Task statement = Skipping all pictures, set down the lines of the listing from the first through the one with "import plotly.graph_objects as go".

Source data =
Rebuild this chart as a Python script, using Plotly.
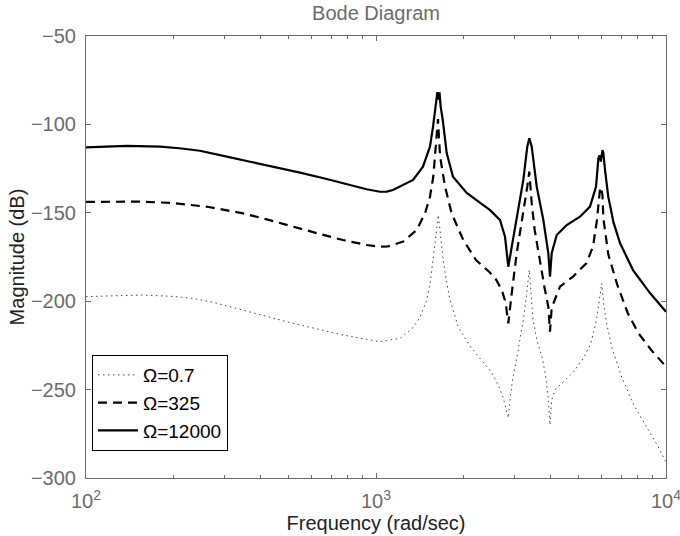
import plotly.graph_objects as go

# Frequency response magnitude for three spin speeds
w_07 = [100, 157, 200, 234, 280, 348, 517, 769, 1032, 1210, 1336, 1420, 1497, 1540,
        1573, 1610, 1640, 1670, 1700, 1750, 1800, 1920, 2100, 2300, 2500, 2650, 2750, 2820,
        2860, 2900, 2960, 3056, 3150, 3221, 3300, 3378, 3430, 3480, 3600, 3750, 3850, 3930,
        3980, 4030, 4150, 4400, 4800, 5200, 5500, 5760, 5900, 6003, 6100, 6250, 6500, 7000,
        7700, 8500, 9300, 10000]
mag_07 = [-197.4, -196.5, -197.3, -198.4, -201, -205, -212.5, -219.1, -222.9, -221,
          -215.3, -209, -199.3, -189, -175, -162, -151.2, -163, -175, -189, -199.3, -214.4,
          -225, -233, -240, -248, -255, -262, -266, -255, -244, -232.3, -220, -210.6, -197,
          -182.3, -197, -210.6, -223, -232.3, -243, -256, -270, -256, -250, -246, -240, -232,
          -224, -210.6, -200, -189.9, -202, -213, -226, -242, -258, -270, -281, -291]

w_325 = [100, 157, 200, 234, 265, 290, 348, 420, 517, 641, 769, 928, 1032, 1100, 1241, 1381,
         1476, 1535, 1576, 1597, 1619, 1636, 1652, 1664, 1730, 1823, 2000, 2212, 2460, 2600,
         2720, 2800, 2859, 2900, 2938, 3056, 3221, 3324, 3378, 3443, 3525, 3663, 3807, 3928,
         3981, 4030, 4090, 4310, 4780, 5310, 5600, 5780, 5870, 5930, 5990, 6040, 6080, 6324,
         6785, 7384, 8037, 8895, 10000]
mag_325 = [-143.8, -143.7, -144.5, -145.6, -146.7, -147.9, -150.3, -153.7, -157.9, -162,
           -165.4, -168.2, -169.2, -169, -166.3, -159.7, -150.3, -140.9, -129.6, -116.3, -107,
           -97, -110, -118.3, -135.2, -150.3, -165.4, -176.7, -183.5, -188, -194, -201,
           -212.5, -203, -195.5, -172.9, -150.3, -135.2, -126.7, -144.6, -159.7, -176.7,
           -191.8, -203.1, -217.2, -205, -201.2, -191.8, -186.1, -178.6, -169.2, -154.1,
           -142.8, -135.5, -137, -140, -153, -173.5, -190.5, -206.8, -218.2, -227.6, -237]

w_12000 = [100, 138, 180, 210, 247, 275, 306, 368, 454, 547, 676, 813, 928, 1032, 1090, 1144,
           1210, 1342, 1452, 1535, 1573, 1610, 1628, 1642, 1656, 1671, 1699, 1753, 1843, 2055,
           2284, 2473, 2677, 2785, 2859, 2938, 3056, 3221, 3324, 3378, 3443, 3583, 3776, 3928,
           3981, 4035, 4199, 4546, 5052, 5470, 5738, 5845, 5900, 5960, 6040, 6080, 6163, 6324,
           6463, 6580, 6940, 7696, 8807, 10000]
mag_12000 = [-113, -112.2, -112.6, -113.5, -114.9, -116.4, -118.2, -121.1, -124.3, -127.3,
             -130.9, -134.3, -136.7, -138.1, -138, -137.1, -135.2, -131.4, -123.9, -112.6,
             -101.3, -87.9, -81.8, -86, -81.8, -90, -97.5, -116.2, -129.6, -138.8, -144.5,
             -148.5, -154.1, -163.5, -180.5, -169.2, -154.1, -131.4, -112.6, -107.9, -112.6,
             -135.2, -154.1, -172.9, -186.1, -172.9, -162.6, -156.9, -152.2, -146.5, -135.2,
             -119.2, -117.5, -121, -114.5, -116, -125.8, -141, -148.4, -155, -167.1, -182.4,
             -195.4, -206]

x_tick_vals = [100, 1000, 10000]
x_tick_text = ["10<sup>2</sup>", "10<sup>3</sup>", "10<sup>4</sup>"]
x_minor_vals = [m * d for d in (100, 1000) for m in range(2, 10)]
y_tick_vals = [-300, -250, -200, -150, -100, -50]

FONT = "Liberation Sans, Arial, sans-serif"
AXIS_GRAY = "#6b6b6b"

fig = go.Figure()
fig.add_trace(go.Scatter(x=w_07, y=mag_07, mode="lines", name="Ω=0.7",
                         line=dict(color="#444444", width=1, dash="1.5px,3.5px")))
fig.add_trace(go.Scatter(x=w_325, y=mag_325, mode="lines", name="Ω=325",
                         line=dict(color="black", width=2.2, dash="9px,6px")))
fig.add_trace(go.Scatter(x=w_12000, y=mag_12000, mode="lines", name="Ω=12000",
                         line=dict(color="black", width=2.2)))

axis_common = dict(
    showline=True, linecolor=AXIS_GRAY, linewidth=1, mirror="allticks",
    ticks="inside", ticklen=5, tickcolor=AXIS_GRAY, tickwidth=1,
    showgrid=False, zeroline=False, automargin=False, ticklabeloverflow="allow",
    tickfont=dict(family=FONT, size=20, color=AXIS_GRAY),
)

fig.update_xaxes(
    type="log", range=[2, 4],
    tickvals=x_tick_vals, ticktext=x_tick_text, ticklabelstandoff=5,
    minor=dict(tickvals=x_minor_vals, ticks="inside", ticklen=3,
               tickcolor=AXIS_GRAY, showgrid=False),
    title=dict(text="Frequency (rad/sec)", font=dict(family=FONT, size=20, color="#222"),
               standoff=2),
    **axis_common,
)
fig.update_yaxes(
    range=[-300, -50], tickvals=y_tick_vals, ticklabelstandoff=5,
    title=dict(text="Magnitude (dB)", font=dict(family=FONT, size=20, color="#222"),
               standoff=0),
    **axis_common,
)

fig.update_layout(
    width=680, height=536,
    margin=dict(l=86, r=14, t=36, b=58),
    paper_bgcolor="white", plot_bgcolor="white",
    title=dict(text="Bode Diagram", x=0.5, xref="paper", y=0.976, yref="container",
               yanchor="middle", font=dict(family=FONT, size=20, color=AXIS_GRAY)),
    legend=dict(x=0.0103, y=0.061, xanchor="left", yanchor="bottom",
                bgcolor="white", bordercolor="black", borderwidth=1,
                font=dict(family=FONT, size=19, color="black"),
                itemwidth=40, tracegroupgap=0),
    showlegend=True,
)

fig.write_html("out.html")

Written response =
Rebuild this chart as a Python script, using Plotly.
import plotly.graph_objects as go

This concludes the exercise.